The Chicago Theatre Today

In its prime, Balaban and Katz operated more than 125 movie palaces, 50 of which were in Chicago. Since reopening after its third restoration on September 10, 1986, The Chicago Theatre has been a mainstay of live performances, featuring among other renowned acts Sting, Aretha Franklin, David Letterman, Dolly Parton, Prince, and Diana Ross.

For decades it’s been a tradition for performers to make their marks backstage and the walls are covered in autographs, including Dean Martin’s and Bob Hope’s.

Signatures on the walls of the Chicago Theatre

The Mighty Wurlitzer, with its 29 ranks, is itself an historic landmark. Madison Square Garden Entertainment purchased the building in 2007.

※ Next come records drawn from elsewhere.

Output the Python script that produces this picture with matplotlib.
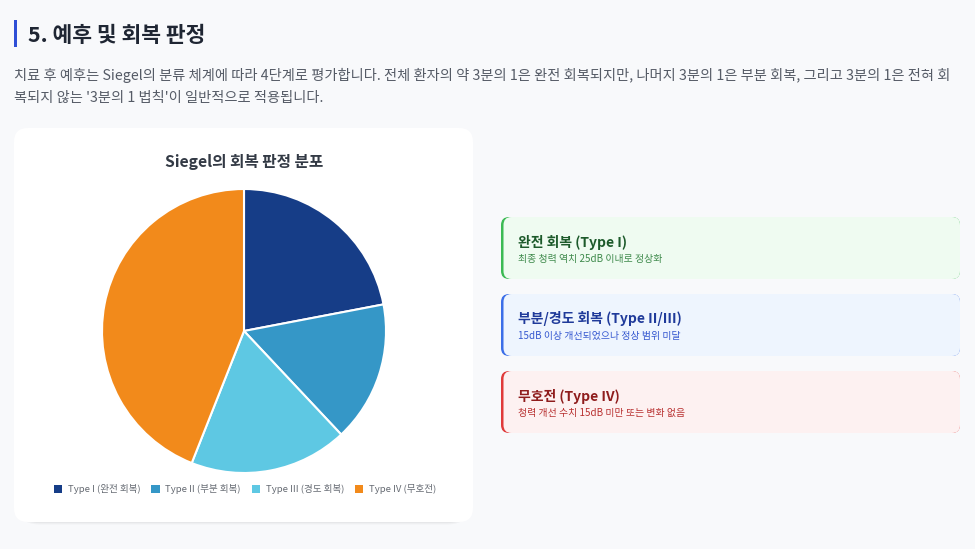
import matplotlib.pyplot as plt
from matplotlib.patches import FancyBboxPatch, Patch

plt.rcParams['font.family'] = ['Noto Sans CJK KR', 'DejaVu Sans']

# data
labels = ['Type I (완전 회복)', 'Type II (부분 회복)', 'Type III (경도 회복)', 'Type IV (무호전)']
values = [22, 16, 18, 44]
colors = ['#163d87', '#3597c7', '#5ec8e3', '#f28a1b']

heading = '5. 예후 및 회복 판정'
para_lines = [
    "치료 후 예후는 Siegel의 분류 체계에 따라 4단계로 평가합니다. 전체 환자의 약 3분의 1은 완전 회복되지만, 나머지 3분의 1은 부분 회복, 그리고 3분의 1은 전혀 회",
    "복되지 않는 '3분의 1 법칙'이 일반적으로 적용됩니다.",
]
chart_title = 'Siegel의 회복 판정 분포'

card_titles = ['완전 회복 (Type I)', '부분/경도 회복 (Type II/III)', '무호전 (Type IV)']
card_texts = ['최종 청력 역치 25dB 이내로 정상화',
              '15dB 이상 개선되었으나 정상 범위 미달',
              '청력 개선 수치 15dB 미만 또는 변화 없음']
card_bg = ['#effbf1', '#eef5fe', '#fdf1f1']
card_edge = ['#3cba54', '#3b6ee8', '#e03a3a']
card_title_col = ['#1d5a2b', '#1f3a9a', '#8f1d1d']
card_text_col = ['#3f8a4c', '#3558d0', '#b83030']

W, H = 975, 549
fig = plt.figure(figsize=(W / 100, H / 100), dpi=100)
fig.patch.set_facecolor('#f8f9fb')

# page axes in pixel coords
bg = fig.add_axes([0, 0, 1, 1])
bg.set_xlim(0, W)
bg.set_ylim(H, 0)
bg.axis('off')

# heading
bg.add_patch(plt.Rectangle((14, 20), 3, 27, color='#2f4fd6', lw=0))
bg.text(28, 35, heading, fontsize=15.5, fontweight='bold', color='#1f2633', va='center')
for i, line in enumerate(para_lines):
    bg.text(14, 75 + i * 23, line, fontsize=10.25, color='#555b66', va='center')

# chart card with faint shadow
for off, a in [(2.5, 0.03), (1.2, 0.04)]:
    bg.add_patch(FancyBboxPatch((14 + 26, 128 + off + 26), 459 - 52, 394 - 52,
                                boxstyle='round,pad=26', fc='#000000', ec='none', alpha=a))
bg.add_patch(FancyBboxPatch((14 + 14, 128 + 14), 459 - 28, 394 - 28,
                            boxstyle='round,pad=14', fc='white', ec='none'))
bg.text(244, 162, chart_title, fontsize=11.3, fontweight='bold', color='#333a45',
        ha='center', va='center')

# info cards
for i in range(3):
    y0 = 217 + i * 77
    bg.add_patch(FancyBboxPatch((501 + 8, y0 + 8), 459 - 16, 62 - 16,
                                boxstyle='round,pad=8', fc=card_edge[i], ec='none'))
    bg.add_patch(FancyBboxPatch((503.5 + 8, y0 + 8), 456.5 - 16, 62 - 16,
                                boxstyle='round,pad=8', fc=card_bg[i], ec='none'))
    bg.text(518, y0 + 25, card_titles[i], fontsize=10, fontweight='bold',
            color=card_title_col[i], va='center')
    bg.text(518, y0 + 42, card_texts[i], fontsize=7.1, color=card_text_col[i], va='center')

# pie
cx, cy, r = 244, 331, 142
ax = fig.add_axes([(cx - 145) / W, (H - cy - 145) / H, 290 / W, 290 / H])
ax.pie(values, colors=colors, startangle=90, counterclock=False, radius=1,
       wedgeprops=dict(edgecolor='white', linewidth=1.5))
ax.set_xlim(-145 / r, 145 / r)
ax.set_ylim(-145 / r, 145 / r)
ax.set_aspect('equal')
ax.axis('off')

handles = [Patch(facecolor=c, edgecolor='none') for c in colors]
fig.legend(handles, labels, loc='center', bbox_to_anchor=(245 / W, 1 - 489 / H),
           ncol=4, frameon=False, fontsize=6.9, labelcolor='#666b73',
           handlelength=0.9, handleheight=0.9, handletextpad=0.6, columnspacing=1.1)

fig.savefig('out.png', dpi=100, facecolor=fig.get_facecolor())
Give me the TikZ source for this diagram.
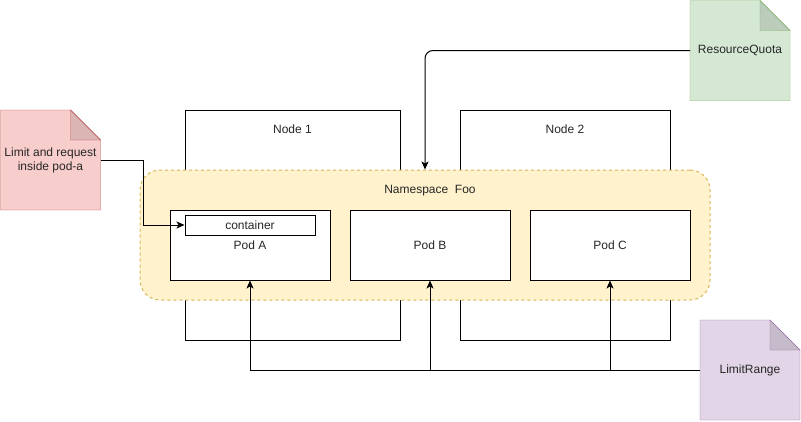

In 2011, the Chase Bank logo replaced the Balaban and Katz symbol at the top of the marquee. While this corporate sponsorship ruffled some feathers, Preservation Chicago considered it a small price to pay to ensure this landmark would be secure.

The Chicago Theatre remains a shining example of early 1920s lavish flamboyance. As the National Register of Historic Place Nomination Form concluded: “To millions of Chicagoans, the Chicago Theatre is the world’s ‘Wonder Theatre’.”

The Chicago Theatre; 175 North State Street, Chicago, Illinois  60601 msg.org

Tour The Chicago Theatre

If you’d really like to see behind the scenes, take The Chicago Theatre Marquee Tour. Not only will you get the story behind the grand lobby, the staircase, and the auditorium, you’ll also go backstage.

It’s a tradition for performers to autograph the walls and the staircases. They range from simple signatures to elaborate sketches and paintings.

See if you can find Frank Sinatra’s, Dean Martin’s, or Bob Hope’s. (You can’t miss Prince’s mark.) Perhaps the most exciting part of the tour is when you actually step on the stage itself.

Of course, the best part of visiting The Chicago Theatre is seeing the live performances. Despite facing an uncertain future at one point, this majestic theater rebounded and is back to bringing the best performers to its historic stage.